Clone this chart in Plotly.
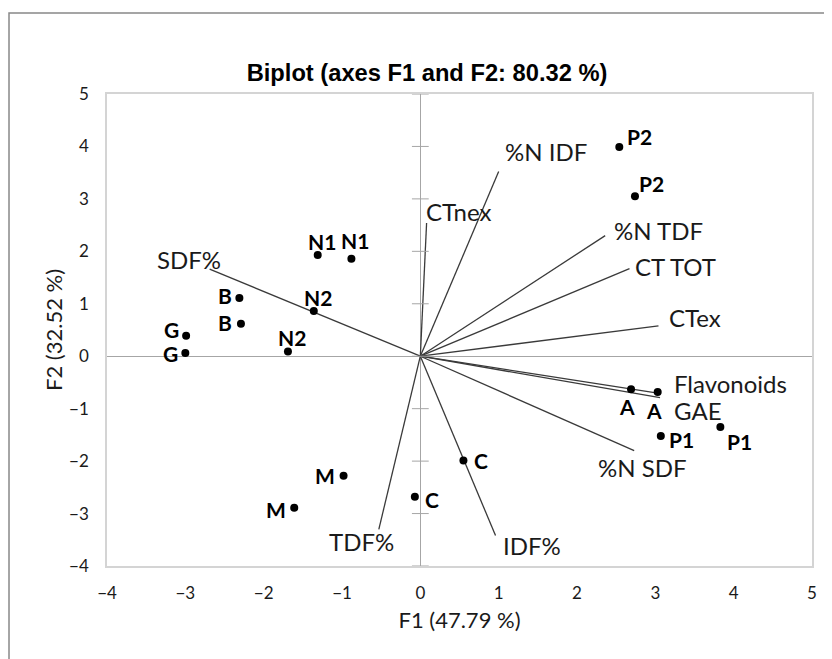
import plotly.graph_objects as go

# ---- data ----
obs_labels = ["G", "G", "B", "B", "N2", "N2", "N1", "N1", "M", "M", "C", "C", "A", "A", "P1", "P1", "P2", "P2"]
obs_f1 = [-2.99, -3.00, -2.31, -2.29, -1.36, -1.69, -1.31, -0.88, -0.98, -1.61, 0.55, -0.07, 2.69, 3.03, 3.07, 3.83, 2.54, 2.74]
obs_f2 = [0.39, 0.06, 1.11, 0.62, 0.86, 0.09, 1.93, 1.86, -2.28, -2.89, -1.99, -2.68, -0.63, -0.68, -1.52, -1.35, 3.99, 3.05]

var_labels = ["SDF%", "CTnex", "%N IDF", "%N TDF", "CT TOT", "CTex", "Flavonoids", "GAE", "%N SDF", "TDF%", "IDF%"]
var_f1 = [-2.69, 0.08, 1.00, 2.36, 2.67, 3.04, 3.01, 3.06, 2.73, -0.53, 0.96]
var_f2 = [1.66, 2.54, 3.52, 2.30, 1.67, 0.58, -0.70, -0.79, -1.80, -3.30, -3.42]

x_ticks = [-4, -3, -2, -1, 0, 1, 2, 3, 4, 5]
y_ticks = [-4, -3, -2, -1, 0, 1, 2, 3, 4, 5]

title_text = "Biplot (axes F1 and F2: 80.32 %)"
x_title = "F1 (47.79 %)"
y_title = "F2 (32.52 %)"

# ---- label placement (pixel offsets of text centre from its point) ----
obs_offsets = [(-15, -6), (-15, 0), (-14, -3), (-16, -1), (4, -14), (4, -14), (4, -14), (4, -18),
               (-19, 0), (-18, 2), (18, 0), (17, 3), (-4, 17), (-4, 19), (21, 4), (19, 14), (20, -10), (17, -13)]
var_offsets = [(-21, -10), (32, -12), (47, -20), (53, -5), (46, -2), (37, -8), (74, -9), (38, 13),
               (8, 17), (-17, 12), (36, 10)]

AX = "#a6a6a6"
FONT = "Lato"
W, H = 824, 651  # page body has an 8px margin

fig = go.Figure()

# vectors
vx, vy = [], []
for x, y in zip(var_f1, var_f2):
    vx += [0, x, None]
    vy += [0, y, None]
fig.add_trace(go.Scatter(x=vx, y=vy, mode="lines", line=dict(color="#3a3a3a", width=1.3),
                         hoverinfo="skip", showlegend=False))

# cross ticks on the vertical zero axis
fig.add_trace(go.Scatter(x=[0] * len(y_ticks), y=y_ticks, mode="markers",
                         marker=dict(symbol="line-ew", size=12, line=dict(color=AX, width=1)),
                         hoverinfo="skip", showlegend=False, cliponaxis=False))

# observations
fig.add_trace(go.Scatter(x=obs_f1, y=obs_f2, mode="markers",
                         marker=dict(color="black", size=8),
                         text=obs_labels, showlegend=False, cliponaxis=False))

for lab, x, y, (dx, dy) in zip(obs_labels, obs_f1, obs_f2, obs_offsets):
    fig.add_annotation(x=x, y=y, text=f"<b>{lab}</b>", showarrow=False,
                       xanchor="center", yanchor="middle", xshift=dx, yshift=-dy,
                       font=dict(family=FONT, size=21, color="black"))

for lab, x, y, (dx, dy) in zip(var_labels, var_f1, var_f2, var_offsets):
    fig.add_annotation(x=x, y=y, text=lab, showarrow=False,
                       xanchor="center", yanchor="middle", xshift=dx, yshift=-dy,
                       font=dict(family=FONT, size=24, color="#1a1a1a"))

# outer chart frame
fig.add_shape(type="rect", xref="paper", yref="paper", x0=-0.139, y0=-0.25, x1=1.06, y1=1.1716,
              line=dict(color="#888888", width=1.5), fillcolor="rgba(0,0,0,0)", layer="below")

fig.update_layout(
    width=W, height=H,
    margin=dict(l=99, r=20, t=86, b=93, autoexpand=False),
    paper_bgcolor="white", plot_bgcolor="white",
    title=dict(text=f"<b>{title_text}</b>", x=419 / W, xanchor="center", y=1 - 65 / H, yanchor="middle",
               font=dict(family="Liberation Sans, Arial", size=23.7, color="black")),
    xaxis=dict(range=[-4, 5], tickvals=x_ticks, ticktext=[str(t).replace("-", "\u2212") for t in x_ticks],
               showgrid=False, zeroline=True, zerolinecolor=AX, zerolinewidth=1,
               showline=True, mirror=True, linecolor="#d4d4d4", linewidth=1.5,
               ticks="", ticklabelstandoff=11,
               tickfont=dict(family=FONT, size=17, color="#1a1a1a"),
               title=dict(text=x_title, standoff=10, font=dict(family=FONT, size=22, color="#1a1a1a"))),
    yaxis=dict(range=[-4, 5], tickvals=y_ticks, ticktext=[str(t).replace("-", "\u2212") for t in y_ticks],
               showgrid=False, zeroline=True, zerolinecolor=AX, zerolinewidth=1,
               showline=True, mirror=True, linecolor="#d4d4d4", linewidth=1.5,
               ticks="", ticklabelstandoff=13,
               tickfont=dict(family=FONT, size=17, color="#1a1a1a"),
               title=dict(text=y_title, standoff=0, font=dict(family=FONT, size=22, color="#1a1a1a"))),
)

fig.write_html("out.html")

SET EXERCISE. Write out the listing above again, exactly, but with no pictures in the copy.

TASK ANSWER.
Clone this chart in Plotly.
import plotly.graph_objects as go

# ---- data ----
obs_labels = ["G", "G", "B", "B", "N2", "N2", "N1", "N1", "M", "M", "C", "C", "A", "A", "P1", "P1", "P2", "P2"]
obs_f1 = [-2.99, -3.00, -2.31, -2.29, -1.36, -1.69, -1.31, -0.88, -0.98, -1.61, 0.55, -0.07, 2.69, 3.03, 3.07, 3.83, 2.54, 2.74]
obs_f2 = [0.39, 0.06, 1.11, 0.62, 0.86, 0.09, 1.93, 1.86, -2.28, -2.89, -1.99, -2.68, -0.63, -0.68, -1.52, -1.35, 3.99, 3.05]

var_labels = ["SDF%", "CTnex", "%N IDF", "%N TDF", "CT TOT", "CTex", "Flavonoids", "GAE", "%N SDF", "TDF%", "IDF%"]
var_f1 = [-2.69, 0.08, 1.00, 2.36, 2.67, 3.04, 3.01, 3.06, 2.73, -0.53, 0.96]
var_f2 = [1.66, 2.54, 3.52, 2.30, 1.67, 0.58, -0.70, -0.79, -1.80, -3.30, -3.42]

x_ticks = [-4, -3, -2, -1, 0, 1, 2, 3, 4, 5]
y_ticks = [-4, -3, -2, -1, 0, 1, 2, 3, 4, 5]

title_text = "Biplot (axes F1 and F2: 80.32 %)"
x_title = "F1 (47.79 %)"
y_title = "F2 (32.52 %)"

# ---- label placement (pixel offsets of text centre from its point) ----
obs_offsets = [(-15, -6), (-15, 0), (-14, -3), (-16, -1), (4, -14), (4, -14), (4, -14), (4, -18),
               (-19, 0), (-18, 2), (18, 0), (17, 3), (-4, 17), (-4, 19), (21, 4), (19, 14), (20, -10), (17, -13)]
var_offsets = [(-21, -10), (32, -12), (47, -20), (53, -5), (46, -2), (37, -8), (74, -9), (38, 13),
               (8, 17), (-17, 12), (36, 10)]

AX = "#a6a6a6"
FONT = "Lato"
W, H = 824, 651  # page body has an 8px margin

fig = go.Figure()

# vectors
vx, vy = [], []
for x, y in zip(var_f1, var_f2):
    vx += [0, x, None]
    vy += [0, y, None]
fig.add_trace(go.Scatter(x=vx, y=vy, mode="lines", line=dict(color="#3a3a3a", width=1.3),
                         hoverinfo="skip", showlegend=False))

# cross ticks on the vertical zero axis
fig.add_trace(go.Scatter(x=[0] * len(y_ticks), y=y_ticks, mode="markers",
                         marker=dict(symbol="line-ew", size=12, line=dict(color=AX, width=1)),
                         hoverinfo="skip", showlegend=False, cliponaxis=False))

# observations
fig.add_trace(go.Scatter(x=obs_f1, y=obs_f2, mode="markers",
                         marker=dict(color="black", size=8),
                         text=obs_labels, showlegend=False, cliponaxis=False))

for lab, x, y, (dx, dy) in zip(obs_labels, obs_f1, obs_f2, obs_offsets):
    fig.add_annotation(x=x, y=y, text=f"<b>{lab}</b>", showarrow=False,
                       xanchor="center", yanchor="middle", xshift=dx, yshift=-dy,
                       font=dict(family=FONT, size=21, color="black"))

for lab, x, y, (dx, dy) in zip(var_labels, var_f1, var_f2, var_offsets):
    fig.add_annotation(x=x, y=y, text=lab, showarrow=False,
                       xanchor="center", yanchor="middle", xshift=dx, yshift=-dy,
                       font=dict(family=FONT, size=24, color="#1a1a1a"))

# outer chart frame
fig.add_shape(type="rect", xref="paper", yref="paper", x0=-0.139, y0=-0.25, x1=1.06, y1=1.1716,
              line=dict(color="#888888", width=1.5), fillcolor="rgba(0,0,0,0)", layer="below")

fig.update_layout(
    width=W, height=H,
    margin=dict(l=99, r=20, t=86, b=93, autoexpand=False),
    paper_bgcolor="white", plot_bgcolor="white",
    title=dict(text=f"<b>{title_text}</b>", x=419 / W, xanchor="center", y=1 - 65 / H, yanchor="middle",
               font=dict(family="Liberation Sans, Arial", size=23.7, color="black")),
    xaxis=dict(range=[-4, 5], tickvals=x_ticks, ticktext=[str(t).replace("-", "\u2212") for t in x_ticks],
               showgrid=False, zeroline=True, zerolinecolor=AX, zerolinewidth=1,
               showline=True, mirror=True, linecolor="#d4d4d4", linewidth=1.5,
               ticks="", ticklabelstandoff=11,
               tickfont=dict(family=FONT, size=17, color="#1a1a1a"),
               title=dict(text=x_title, standoff=10, font=dict(family=FONT, size=22, color="#1a1a1a"))),
    yaxis=dict(range=[-4, 5], tickvals=y_ticks, ticktext=[str(t).replace("-", "\u2212") for t in y_ticks],
               showgrid=False, zeroline=True, zerolinecolor=AX, zerolinewidth=1,
               showline=True, mirror=True, linecolor="#d4d4d4", linewidth=1.5,
               ticks="", ticklabelstandoff=13,
               tickfont=dict(family=FONT, size=17, color="#1a1a1a"),
               title=dict(text=y_title, standoff=0, font=dict(family=FONT, size=22, color="#1a1a1a"))),
)

fig.write_html("out.html")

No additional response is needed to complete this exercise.